PROBLEM:
Write out the material again word for word, dropping any images it holds.

DATA SEGMENT:
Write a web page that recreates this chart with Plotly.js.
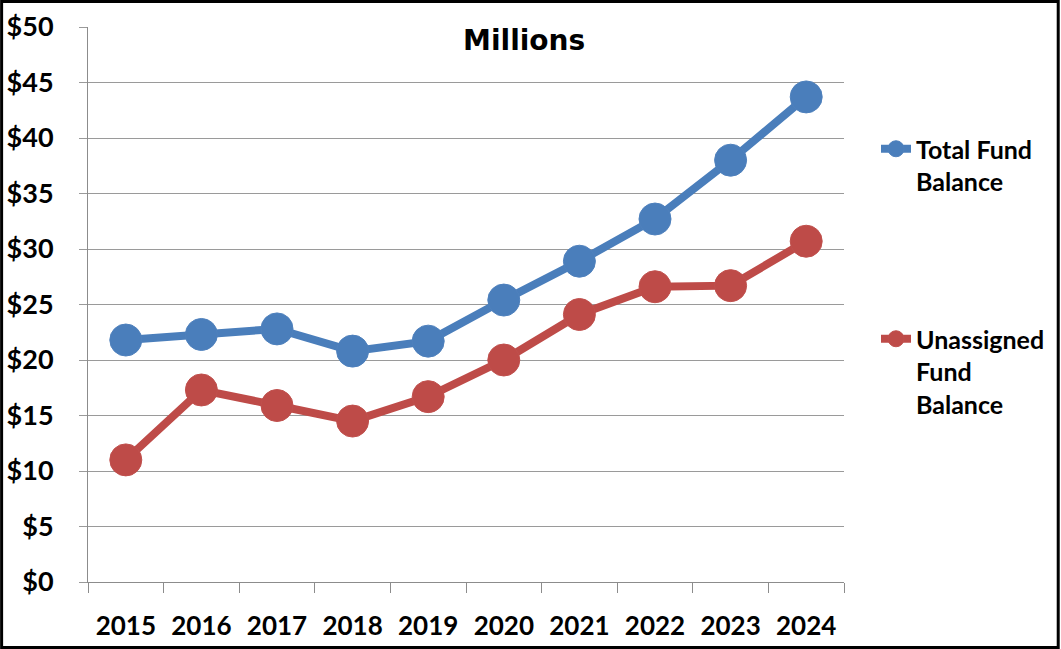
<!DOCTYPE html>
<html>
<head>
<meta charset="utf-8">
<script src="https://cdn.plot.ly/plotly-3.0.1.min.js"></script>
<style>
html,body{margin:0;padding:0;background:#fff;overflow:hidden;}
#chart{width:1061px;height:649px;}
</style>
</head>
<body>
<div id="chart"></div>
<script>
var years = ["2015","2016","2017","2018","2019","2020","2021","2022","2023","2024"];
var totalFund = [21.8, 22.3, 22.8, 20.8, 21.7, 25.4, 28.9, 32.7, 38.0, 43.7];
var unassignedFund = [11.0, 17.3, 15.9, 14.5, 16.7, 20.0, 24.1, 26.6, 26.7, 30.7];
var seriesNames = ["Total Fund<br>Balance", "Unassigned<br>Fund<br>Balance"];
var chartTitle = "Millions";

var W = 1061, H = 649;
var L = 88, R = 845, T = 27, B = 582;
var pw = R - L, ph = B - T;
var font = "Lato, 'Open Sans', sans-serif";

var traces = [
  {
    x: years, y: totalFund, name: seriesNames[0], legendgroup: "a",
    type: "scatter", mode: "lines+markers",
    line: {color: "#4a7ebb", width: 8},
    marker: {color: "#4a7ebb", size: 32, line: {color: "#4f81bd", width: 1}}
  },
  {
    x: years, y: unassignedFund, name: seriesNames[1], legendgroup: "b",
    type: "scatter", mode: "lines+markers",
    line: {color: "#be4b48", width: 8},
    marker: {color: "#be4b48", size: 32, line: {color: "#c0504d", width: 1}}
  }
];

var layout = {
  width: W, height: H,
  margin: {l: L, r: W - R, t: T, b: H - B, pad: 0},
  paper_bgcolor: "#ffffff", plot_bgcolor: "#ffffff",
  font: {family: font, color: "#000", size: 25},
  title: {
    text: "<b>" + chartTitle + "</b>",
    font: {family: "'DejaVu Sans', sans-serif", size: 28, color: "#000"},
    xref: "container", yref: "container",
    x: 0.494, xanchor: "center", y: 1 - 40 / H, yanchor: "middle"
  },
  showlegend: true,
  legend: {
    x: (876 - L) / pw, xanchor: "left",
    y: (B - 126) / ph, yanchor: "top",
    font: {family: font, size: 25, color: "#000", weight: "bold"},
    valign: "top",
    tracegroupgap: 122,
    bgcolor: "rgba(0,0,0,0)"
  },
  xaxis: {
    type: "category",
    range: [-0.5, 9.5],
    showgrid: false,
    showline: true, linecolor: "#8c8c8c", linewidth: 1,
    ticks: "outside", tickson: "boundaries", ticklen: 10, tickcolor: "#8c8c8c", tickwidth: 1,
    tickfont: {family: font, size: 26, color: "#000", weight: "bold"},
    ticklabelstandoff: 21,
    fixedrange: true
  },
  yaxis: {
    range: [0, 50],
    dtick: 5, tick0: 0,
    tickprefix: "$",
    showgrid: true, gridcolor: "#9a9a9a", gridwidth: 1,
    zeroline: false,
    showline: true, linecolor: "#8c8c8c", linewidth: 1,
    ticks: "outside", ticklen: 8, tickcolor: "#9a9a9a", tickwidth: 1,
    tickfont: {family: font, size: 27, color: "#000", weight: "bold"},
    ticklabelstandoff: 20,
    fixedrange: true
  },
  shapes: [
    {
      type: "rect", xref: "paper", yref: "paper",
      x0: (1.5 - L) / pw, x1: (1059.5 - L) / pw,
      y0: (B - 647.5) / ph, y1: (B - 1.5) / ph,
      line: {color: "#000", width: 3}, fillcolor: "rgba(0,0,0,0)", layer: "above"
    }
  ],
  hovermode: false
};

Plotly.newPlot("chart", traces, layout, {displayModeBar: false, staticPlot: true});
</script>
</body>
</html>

TASK SOLUTION:
Write a web page that recreates this chart with Plotly.js.
<!DOCTYPE html>
<html>
<head>
<meta charset="utf-8">
<script src="https://cdn.plot.ly/plotly-3.0.1.min.js"></script>
<style>
html,body{margin:0;padding:0;background:#fff;overflow:hidden;}
#chart{width:1061px;height:649px;}
</style>
</head>
<body>
<div id="chart"></div>
<script>
var years = ["2015","2016","2017","2018","2019","2020","2021","2022","2023","2024"];
var totalFund = [21.8, 22.3, 22.8, 20.8, 21.7, 25.4, 28.9, 32.7, 38.0, 43.7];
var unassignedFund = [11.0, 17.3, 15.9, 14.5, 16.7, 20.0, 24.1, 26.6, 26.7, 30.7];
var seriesNames = ["Total Fund<br>Balance", "Unassigned<br>Fund<br>Balance"];
var chartTitle = "Millions";

var W = 1061, H = 649;
var L = 88, R = 845, T = 27, B = 582;
var pw = R - L, ph = B - T;
var font = "Lato, 'Open Sans', sans-serif";

var traces = [
  {
    x: years, y: totalFund, name: seriesNames[0], legendgroup: "a",
    type: "scatter", mode: "lines+markers",
    line: {color: "#4a7ebb", width: 8},
    marker: {color: "#4a7ebb", size: 32, line: {color: "#4f81bd", width: 1}}
  },
  {
    x: years, y: unassignedFund, name: seriesNames[1], legendgroup: "b",
    type: "scatter", mode: "lines+markers",
    line: {color: "#be4b48", width: 8},
    marker: {color: "#be4b48", size: 32, line: {color: "#c0504d", width: 1}}
  }
];

var layout = {
  width: W, height: H,
  margin: {l: L, r: W - R, t: T, b: H - B, pad: 0},
  paper_bgcolor: "#ffffff", plot_bgcolor: "#ffffff",
  font: {family: font, color: "#000", size: 25},
  title: {
    text: "<b>" + chartTitle + "</b>",
    font: {family: "'DejaVu Sans', sans-serif", size: 28, color: "#000"},
    xref: "container", yref: "container",
    x: 0.494, xanchor: "center", y: 1 - 40 / H, yanchor: "middle"
  },
  showlegend: true,
  legend: {
    x: (876 - L) / pw, xanchor: "left",
    y: (B - 126) / ph, yanchor: "top",
    font: {family: font, size: 25, color: "#000", weight: "bold"},
    valign: "top",
    tracegroupgap: 122,
    bgcolor: "rgba(0,0,0,0)"
  },
  xaxis: {
    type: "category",
    range: [-0.5, 9.5],
    showgrid: false,
    showline: true, linecolor: "#8c8c8c", linewidth: 1,
    ticks: "outside", tickson: "boundaries", ticklen: 10, tickcolor: "#8c8c8c", tickwidth: 1,
    tickfont: {family: font, size: 26, color: "#000", weight: "bold"},
    ticklabelstandoff: 21,
    fixedrange: true
  },
  yaxis: {
    range: [0, 50],
    dtick: 5, tick0: 0,
    tickprefix: "$",
    showgrid: true, gridcolor: "#9a9a9a", gridwidth: 1,
    zeroline: false,
    showline: true, linecolor: "#8c8c8c", linewidth: 1,
    ticks: "outside", ticklen: 8, tickcolor: "#9a9a9a", tickwidth: 1,
    tickfont: {family: font, size: 27, color: "#000", weight: "bold"},
    ticklabelstandoff: 20,
    fixedrange: true
  },
  shapes: [
    {
      type: "rect", xref: "paper", yref: "paper",
      x0: (1.5 - L) / pw, x1: (1059.5 - L) / pw,
      y0: (B - 647.5) / ph, y1: (B - 1.5) / ph,
      line: {color: "#000", width: 3}, fillcolor: "rgba(0,0,0,0)", layer: "above"
    }
  ],
  hovermode: false
};

Plotly.newPlot("chart", traces, layout, {displayModeBar: false, staticPlot: true});
</script>
</body>
</html>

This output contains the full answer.